TASK: Check each line of the data below for the word "LaTeX", then extract the ones that have it.

RECORDS:
________________________

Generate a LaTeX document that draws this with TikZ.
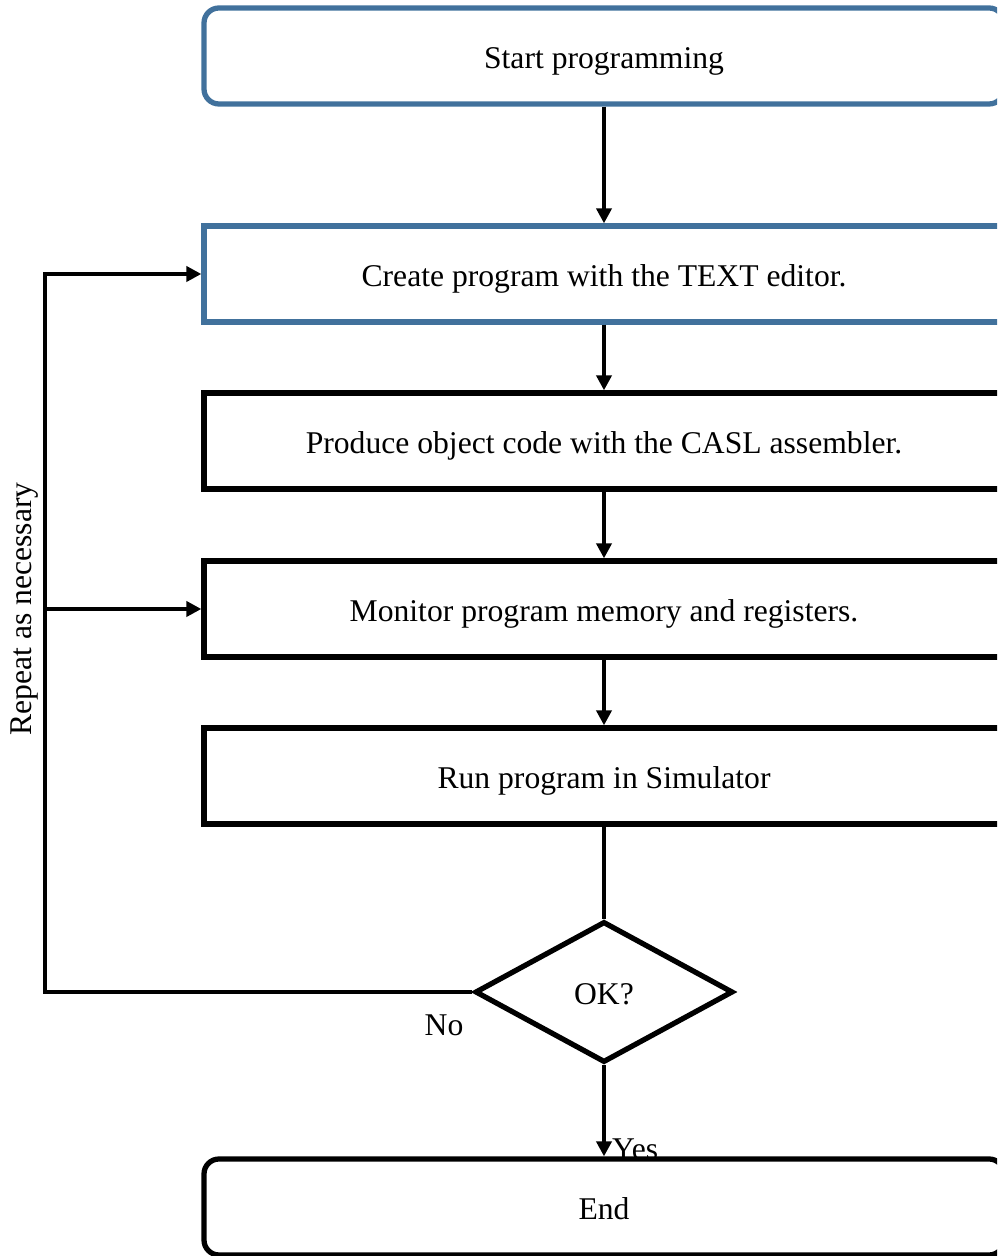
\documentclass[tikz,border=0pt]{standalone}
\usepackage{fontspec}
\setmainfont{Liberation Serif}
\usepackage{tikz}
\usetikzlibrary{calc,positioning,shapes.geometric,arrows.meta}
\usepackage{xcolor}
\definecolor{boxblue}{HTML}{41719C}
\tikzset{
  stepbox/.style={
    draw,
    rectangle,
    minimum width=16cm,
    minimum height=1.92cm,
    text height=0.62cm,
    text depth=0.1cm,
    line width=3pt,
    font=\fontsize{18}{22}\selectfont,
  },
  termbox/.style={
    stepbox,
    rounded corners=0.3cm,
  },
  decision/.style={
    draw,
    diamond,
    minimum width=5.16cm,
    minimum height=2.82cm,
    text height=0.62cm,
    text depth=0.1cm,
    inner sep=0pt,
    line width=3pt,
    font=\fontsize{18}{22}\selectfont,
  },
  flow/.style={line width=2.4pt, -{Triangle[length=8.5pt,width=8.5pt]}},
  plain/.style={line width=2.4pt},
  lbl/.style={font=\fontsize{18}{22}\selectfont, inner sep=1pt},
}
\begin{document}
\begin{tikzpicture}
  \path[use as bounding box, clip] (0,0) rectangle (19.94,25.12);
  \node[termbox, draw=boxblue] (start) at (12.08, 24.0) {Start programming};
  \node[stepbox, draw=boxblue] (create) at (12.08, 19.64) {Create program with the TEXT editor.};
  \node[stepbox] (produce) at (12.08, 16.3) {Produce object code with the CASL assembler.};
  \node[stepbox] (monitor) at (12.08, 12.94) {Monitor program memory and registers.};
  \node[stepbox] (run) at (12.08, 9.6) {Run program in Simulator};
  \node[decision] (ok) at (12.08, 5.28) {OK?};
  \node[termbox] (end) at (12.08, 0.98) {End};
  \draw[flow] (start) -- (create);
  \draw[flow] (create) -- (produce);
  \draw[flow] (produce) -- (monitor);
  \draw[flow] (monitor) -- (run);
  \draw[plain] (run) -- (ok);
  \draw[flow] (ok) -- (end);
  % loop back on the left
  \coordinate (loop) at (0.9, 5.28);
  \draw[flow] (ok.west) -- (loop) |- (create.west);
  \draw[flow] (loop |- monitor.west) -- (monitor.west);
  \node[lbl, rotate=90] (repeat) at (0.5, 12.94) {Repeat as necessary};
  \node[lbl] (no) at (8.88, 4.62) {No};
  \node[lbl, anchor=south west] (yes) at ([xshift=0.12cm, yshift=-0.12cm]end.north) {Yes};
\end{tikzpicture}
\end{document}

________________________

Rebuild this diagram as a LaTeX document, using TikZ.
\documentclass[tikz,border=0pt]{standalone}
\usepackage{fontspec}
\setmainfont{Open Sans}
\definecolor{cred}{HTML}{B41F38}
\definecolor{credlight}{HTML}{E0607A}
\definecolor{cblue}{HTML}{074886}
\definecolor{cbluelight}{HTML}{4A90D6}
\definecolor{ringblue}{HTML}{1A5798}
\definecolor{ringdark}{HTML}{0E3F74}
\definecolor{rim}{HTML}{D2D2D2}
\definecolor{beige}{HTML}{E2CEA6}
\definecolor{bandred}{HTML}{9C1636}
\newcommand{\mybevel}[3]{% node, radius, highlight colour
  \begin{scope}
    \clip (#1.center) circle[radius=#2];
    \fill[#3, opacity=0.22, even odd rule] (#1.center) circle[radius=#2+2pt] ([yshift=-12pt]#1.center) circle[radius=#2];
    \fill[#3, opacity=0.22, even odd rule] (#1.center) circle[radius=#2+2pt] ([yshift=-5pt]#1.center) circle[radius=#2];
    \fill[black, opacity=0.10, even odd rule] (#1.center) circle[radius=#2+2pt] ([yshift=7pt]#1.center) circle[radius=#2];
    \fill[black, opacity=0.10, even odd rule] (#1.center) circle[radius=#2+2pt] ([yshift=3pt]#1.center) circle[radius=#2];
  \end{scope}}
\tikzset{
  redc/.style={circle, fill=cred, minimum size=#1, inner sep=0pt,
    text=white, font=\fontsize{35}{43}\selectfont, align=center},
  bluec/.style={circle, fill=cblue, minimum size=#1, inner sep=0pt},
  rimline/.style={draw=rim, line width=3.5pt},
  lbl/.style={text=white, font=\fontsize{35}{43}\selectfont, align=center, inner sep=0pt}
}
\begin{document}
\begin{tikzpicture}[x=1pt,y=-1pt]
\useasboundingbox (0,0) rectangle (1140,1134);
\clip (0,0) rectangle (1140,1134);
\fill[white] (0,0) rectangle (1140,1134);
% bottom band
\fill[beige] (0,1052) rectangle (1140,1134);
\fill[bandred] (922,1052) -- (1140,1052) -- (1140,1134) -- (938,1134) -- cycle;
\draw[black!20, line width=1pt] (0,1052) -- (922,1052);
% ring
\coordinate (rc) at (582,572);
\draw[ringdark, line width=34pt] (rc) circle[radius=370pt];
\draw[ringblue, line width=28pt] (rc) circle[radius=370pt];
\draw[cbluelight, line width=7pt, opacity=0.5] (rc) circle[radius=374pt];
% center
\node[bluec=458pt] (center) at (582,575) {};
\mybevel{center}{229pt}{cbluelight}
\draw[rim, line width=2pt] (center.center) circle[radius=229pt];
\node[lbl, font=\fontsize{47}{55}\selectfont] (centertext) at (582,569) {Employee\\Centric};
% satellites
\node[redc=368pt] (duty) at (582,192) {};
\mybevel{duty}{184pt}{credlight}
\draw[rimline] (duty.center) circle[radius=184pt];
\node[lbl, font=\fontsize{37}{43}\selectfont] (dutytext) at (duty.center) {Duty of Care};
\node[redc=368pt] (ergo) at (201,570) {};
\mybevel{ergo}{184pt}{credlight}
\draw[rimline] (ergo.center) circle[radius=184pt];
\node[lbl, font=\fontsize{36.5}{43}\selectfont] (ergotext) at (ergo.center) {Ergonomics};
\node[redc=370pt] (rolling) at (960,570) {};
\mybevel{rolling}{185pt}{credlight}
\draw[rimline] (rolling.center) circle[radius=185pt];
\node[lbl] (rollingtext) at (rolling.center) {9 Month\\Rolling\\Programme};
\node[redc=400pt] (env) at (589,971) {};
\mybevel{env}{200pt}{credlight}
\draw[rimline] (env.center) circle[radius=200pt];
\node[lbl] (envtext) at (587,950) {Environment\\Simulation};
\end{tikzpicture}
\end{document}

________________________

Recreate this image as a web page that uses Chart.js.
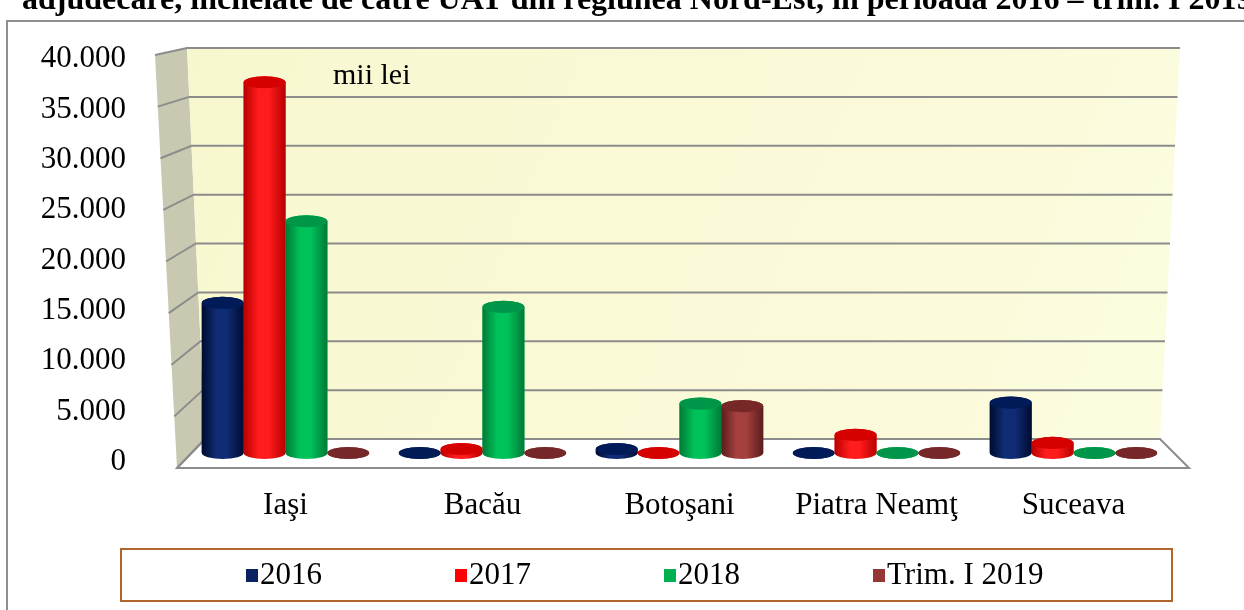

________________________

FINISHED EXERCISE:
Generate a LaTeX document that draws this with TikZ.
Rebuild this diagram as a LaTeX document, using TikZ.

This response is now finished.